Por Carlos Flores / MiamiNews24

En el caso de Colbert, CBS anunció el fin de The Late Show para 2026. No hubo persecución estatal ni maniobra en la sombra: hubo cuentas por pagar. El show se volvió insostenible por sus costos y por la caída sostenida de la audiencia, en especial del público joven, el único que aún interesa de verdad a los anunciantes. Los números son contundentes: el atractivo de Colbert se desinfló, y la cadena decidió cortar por lo sano antes de seguir hundiendo dinero en un barco que ya no flotaba.
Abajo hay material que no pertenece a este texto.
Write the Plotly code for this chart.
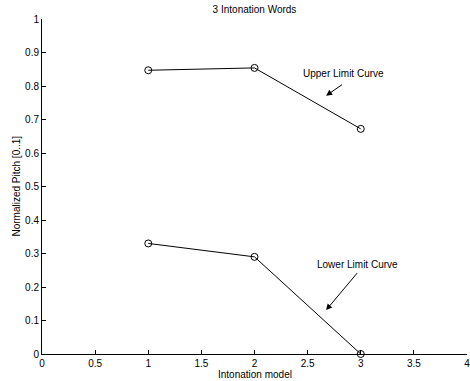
import plotly.graph_objects as go

models = [1, 2, 3]
upper_limit = [0.847, 0.854, 0.672]
lower_limit = [0.330, 0.290, 0.000]
x_ticks = [0, 0.5, 1, 1.5, 2, 2.5, 3, 3.5, 4]
x_tick_labels = ["0", "0.5", "1", "1.5", "2", "2.5", "3", "3.5", "4"]
y_ticks = [0, 0.1, 0.2, 0.3, 0.4, 0.5, 0.6, 0.7, 0.8, 0.9, 1]
y_tick_labels = ["0", "0.1", "0.2", "0.3", "0.4", "0.5", "0.6", "0.7", "0.8", "0.9", "1"]

FONT = "Liberation Sans, Arial, Helvetica, sans-serif"

fig = go.Figure()
for ys in (upper_limit, lower_limit):
    fig.add_trace(go.Scatter(
        x=models, y=ys, mode="lines+markers",
        line=dict(color="black", width=1),
        marker=dict(symbol="circle-open", size=7, color="black", line=dict(width=1)),
        showlegend=False, cliponaxis=False,
    ))

fig.add_annotation(x=2.674, y=0.771, ax=2.837, ay=0.807, xref="x", yref="y",
                   axref="x", ayref="y", showarrow=True, arrowhead=2,
                   arrowsize=1.2, arrowwidth=1, arrowcolor="black", text="")
fig.add_annotation(x=2.834, y=0.837, xref="x", yref="y", text="Upper Limit Curve",
                   showarrow=False, font=dict(size=10, color="black", family=FONT))
fig.add_annotation(x=2.674, y=0.131, ax=2.978, ay=0.246, xref="x", yref="y",
                   axref="x", ayref="y", showarrow=True, arrowhead=2,
                   arrowsize=1.2, arrowwidth=1, arrowcolor="black", text="")
fig.add_annotation(x=2.973, y=0.266, xref="x", yref="y", text="Lower Limit Curve",
                   showarrow=False, font=dict(size=10, color="black", family=FONT))

# axis titles
fig.add_annotation(x=0.5, y=0, xref="paper", yref="paper", yshift=-20, yanchor="middle",
                   text="Intonation model", showarrow=False,
                   font=dict(size=10, color="black", family=FONT))
fig.add_annotation(x=0, y=0.5, xref="paper", yref="paper", xshift=-26, xanchor="center",
                   text="Normalized Pitch [0..1]", textangle=-90, showarrow=False,
                   font=dict(size=10, color="black", family=FONT))

fig.update_layout(
    width=470, height=381,
    margin=dict(l=42, r=3, t=19, b=27, autoexpand=False),
    paper_bgcolor="white", plot_bgcolor="white",
    font=dict(family=FONT, size=10, color="black"),
    title=dict(text="3 Intonation Words", x=0.5415, xanchor="center",
               yref="container", y=1 - 9 / 381, yanchor="middle",
               font=dict(size=10, color="black", family=FONT)),
    xaxis=dict(range=[0, 4], tickvals=x_ticks, ticktext=x_tick_labels,
               automargin=False, ticklabeloverflow="allow",
               showgrid=False, zeroline=False, showline=True, linecolor="black",
               linewidth=1, ticks="inside", ticklen=4, tickcolor="black",
               tickfont=dict(size=10, color="black", family=FONT)),
    yaxis=dict(range=[0, 1], tickvals=y_ticks, ticktext=y_tick_labels,
               automargin=False, ticklabeloverflow="allow",
               showgrid=False, zeroline=False, showline=True, linecolor="black",
               linewidth=1, ticks="inside", ticklen=4, tickcolor="black",
               tickfont=dict(size=10, color="black", family=FONT)),
)

fig.write_html("out.html", config={"displayModeBar": False},
               post_script="document.body.style.margin='0';document.body.style.overflow='hidden';")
Jimmy Kimmel corrió otra suerte, aunque con un trasfondo similar. Disney/ABC lo suspendió tras sus comentarios sobre la muerte de Charlie Kirk. No se trató de un castigo impuesto desde Washington, sino de una decisión corporativa motivada por el temor a sanciones regulatorias, la presión de los anunciantes y la incomodidad de las afiliadas. La empresa optó por minimizar riesgos: no quiso seguir sosteniendo un show que ya no garantizaba estabilidad ni rating. Fue un cálculo frío de negocio, no un golpe a la libertad de expresión.
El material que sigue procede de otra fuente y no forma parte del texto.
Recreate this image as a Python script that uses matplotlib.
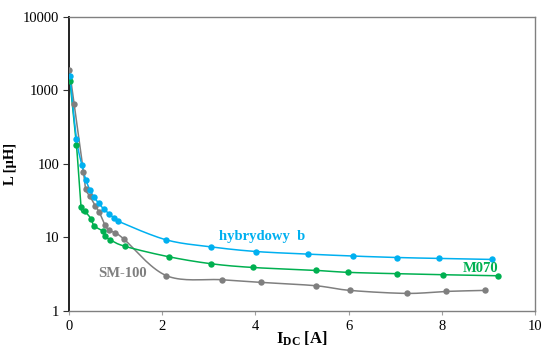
import numpy as np
import matplotlib
matplotlib.use("Agg")
import matplotlib.pyplot as plt

# Data
hyb_x = [0.02, 0.16, 0.28, 0.36, 0.45, 0.54, 0.64, 0.75, 0.86, 0.96, 1.05, 2.08, 3.05, 4.01, 5.13, 6.10, 7.04, 7.95, 9.07]
hyb_y = [1550, 219, 95, 61, 44, 35, 29, 24, 21, 18.4, 16.6, 9.25, 7.4, 6.4, 5.9, 5.55, 5.3, 5.15, 4.99]

m070_x = [0.02, 0.16, 0.26, 0.34, 0.47, 0.54, 0.73, 0.78, 0.88, 1.21, 2.14, 3.05, 3.94, 5.29, 5.98, 7.04, 8.03, 9.21]
m070_y = [1350, 181, 25.8, 22.7, 18, 14.3, 12.1, 10.5, 9.25, 7.5, 5.43, 4.36, 3.88, 3.54, 3.33, 3.19, 3.09, 2.99]

sm_x = [0.01, 0.11, 0.31, 0.36, 0.45, 0.56, 0.65, 0.77, 0.86, 0.98, 1.17, 2.09, 3.28, 4.12, 5.29, 6.03, 7.25, 8.09, 8.92]
sm_y = [1900, 650, 78, 45, 36, 27, 22, 14.8, 12.4, 11.6, 9.55, 3.0, 2.64, 2.43, 2.19, 1.89, 1.72, 1.83, 1.89]

xticks = [0, 2, 4, 6, 8, 10]
yticks = [1, 10, 100, 1000, 10000]

BLUE = "#00B0F0"
GREEN = "#00B050"
GRAY = "#7F7F7F"

plt.rcParams['font.family'] = ['Liberation Serif', 'DejaVu Serif']
plt.rcParams['mathtext.fontset'] = 'custom'
plt.rcParams['mathtext.rm'] = 'Liberation Serif'
plt.rcParams['mathtext.bf'] = 'Liberation Serif:bold'
plt.rcParams['mathtext.it'] = 'Liberation Serif:italic'


def smooth(x, y, n=20):
    """Catmull-Rom (Excel-like) smoothing in (x, log10 y) space."""
    px = np.asarray(x, float)
    py = np.log10(np.asarray(y, float))
    P = np.column_stack([px, py])
    P = np.vstack([P[0], P, P[-1]])
    out = []
    for i in range(1, len(P) - 2):
        p0, p1, p2, p3 = P[i - 1], P[i], P[i + 1], P[i + 2]
        c1 = p1 + (p2 - p0) / 6.0
        c2 = p2 - (p3 - p1) / 6.0
        t = np.linspace(0, 1, n)[:, None]
        seg = ((1 - t) ** 3) * p1 + 3 * ((1 - t) ** 2) * t * c1 + 3 * (1 - t) * t ** 2 * c2 + t ** 3 * p2
        out.append(seg if i == 1 else seg[1:])
    out = np.vstack(out)
    return out[:, 0], 10 ** out[:, 1]


fig = plt.figure(figsize=(5.44, 3.47), dpi=100)
ax = fig.add_axes([69 / 544, 1 - 310.7 / 347, (535 - 69) / 544, (310.7 - 17) / 347])

for xs, ys, c in [(sm_x, sm_y, GRAY), (m070_x, m070_y, GREEN), (hyb_x, hyb_y, BLUE)]:
    sx, sy = smooth(xs, ys)
    ax.plot(sx, sy, color=c, lw=1.1, zorder=2)
    ax.plot(xs, ys, 'o', color=c, ms=4.6, mec='none', zorder=3)

ax.set_yscale('log')
ax.set_xlim(0, 10)
ax.set_ylim(1, 10000)
ax.set_xticks(xticks)
ax.set_xticklabels([str(v) for v in xticks])
ax.set_yticks(yticks)
ax.set_yticklabels([str(v) for v in yticks])
ax.yaxis.set_minor_locator(matplotlib.ticker.NullLocator())

for s in ['top', 'right', 'bottom']:
    ax.spines[s].set_color('#808080')
    ax.spines[s].set_linewidth(1.0)
ax.spines['left'].set_color('#222222')
ax.spines['left'].set_linewidth(1.4)

ax.tick_params(axis='x', direction='out', length=3, width=0.8, color='#A0A0A0',
               labelsize=10.5, pad=4)
ax.tick_params(axis='y', direction='out', length=4, width=0.8, color='#333333',
               labelsize=10.5, pad=3)

ax.set_xlabel(r'$\mathbf{I_{DC}}$ [A]', fontsize=12, fontweight='bold', labelpad=-3)
ax.set_ylabel('L [µH]', fontsize=10.5, fontweight='bold', labelpad=4)

ax.text(4.14, 10.1, 'hybrydowy  b', color=BLUE, fontsize=10.5, fontweight='bold',
        ha='center', va='center')
ax.text(1.14, 3.26, 'SM-100', color=GRAY, fontsize=10.5, fontweight='bold',
        ha='center', va='center')
ax.text(8.84, 3.8, 'M070', color=GREEN, fontsize=10.5, fontweight='bold',
        ha='center', va='center')

fig.savefig('out.png', dpi=100)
Lo que ambos casos tienen en común es que los conductores dejaron de ser, ante todo, comediantes. En su lugar, eligieron el rol de comentaristas políticos, y lo hicieron con la insistencia de predicadores. El problema no es que un humorista hable de política —eso siempre ha existido—, sino que el chiste quedó relegado a un segundo plano. La ironía fue sustituida por la consigna, la sátira por el sermón. Y cuando la risa se convierte en mitin, la audiencia se va. El late night pierde su razón de ser y la televisión deja de justificar su inversión.

Culpar al gobierno puede sonar romántico, pero invisibiliza lo evidente: la verdadera censura en la industria del entretenimiento no la impone la Casa Blanca, la imponen los números. Los dueños de las cadenas saben que la televisión abierta vive sus últimos estertores, y que cada decisión debe justificarse ante los accionistas. En ese tablero, Colbert y Kimmel pasaron de ser activos valiosos a convertirse en pasivos que drenaban prestigio y capital. Nadie los calló por decreto; simplemente los dejaron de comprar como producto.

La moraleja es incómoda: cuando un comediante decide ser activista de tiempo completo, corre el riesgo de aburrir incluso a quienes comparten sus ideas. El púlpito no sustituye al escenario, y el sermón nunca vende más que la carcajada. Colbert y Kimmel no fueron víctimas de censura estatal: fueron víctimas de su propio desvío de oficio y de un mercado que ya no paga por ver propaganda en horario nocturno.